Exercise
Your task is to reproduce, verbatim and without pictures, the lines from the opening of the listing through the line containing "from matplotlib.patches import Rectangle".
[Start Data]
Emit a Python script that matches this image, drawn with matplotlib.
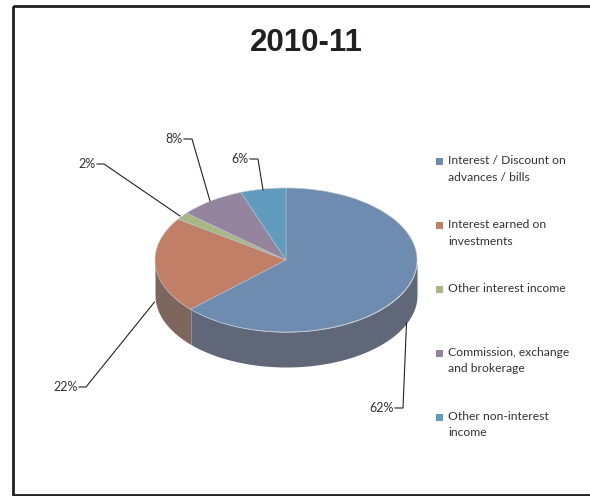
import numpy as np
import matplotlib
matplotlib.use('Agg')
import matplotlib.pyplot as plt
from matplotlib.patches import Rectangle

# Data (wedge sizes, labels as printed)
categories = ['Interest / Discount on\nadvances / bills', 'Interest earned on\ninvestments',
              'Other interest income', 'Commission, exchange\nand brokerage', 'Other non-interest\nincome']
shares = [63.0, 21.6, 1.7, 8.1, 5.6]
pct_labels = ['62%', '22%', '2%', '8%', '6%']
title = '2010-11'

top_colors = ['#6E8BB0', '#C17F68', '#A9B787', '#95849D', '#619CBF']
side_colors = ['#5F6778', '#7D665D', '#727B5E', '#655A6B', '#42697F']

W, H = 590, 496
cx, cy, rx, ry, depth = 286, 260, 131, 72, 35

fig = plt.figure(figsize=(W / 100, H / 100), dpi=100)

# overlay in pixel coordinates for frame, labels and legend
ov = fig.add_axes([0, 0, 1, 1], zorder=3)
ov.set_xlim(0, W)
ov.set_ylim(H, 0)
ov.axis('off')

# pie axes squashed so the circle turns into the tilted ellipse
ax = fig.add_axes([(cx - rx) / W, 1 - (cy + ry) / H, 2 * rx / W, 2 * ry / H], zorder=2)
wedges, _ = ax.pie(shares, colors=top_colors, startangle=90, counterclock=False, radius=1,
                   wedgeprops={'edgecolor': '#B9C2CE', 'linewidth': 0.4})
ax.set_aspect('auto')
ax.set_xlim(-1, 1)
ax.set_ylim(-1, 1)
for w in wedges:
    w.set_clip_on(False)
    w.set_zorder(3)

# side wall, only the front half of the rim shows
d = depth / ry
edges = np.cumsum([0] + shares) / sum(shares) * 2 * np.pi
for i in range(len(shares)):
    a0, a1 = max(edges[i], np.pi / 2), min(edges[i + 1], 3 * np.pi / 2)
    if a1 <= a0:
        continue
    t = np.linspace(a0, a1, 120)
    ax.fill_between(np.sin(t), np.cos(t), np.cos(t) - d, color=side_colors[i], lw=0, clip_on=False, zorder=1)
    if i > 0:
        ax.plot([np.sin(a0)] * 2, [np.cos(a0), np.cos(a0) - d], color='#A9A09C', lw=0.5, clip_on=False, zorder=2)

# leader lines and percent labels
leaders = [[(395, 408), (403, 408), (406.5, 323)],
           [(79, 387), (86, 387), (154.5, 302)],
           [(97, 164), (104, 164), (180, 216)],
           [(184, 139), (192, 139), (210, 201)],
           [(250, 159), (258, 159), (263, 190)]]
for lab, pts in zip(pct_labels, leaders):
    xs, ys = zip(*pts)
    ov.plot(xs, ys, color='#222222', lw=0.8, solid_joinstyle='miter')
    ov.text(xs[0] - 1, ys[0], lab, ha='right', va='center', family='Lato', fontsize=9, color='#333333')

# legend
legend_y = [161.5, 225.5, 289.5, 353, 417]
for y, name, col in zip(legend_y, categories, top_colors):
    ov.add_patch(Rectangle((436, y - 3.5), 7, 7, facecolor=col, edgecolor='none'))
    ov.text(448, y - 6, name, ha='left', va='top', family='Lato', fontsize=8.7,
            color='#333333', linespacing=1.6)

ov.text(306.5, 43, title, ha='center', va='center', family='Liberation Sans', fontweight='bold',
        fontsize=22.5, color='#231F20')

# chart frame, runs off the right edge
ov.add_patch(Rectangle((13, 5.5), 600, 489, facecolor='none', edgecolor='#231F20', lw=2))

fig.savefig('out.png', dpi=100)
[End Data]
Problem solution
Emit a Python script that matches this image, drawn with matplotlib.
import numpy as np
import matplotlib
matplotlib.use('Agg')
import matplotlib.pyplot as plt
from matplotlib.patches import Rectangle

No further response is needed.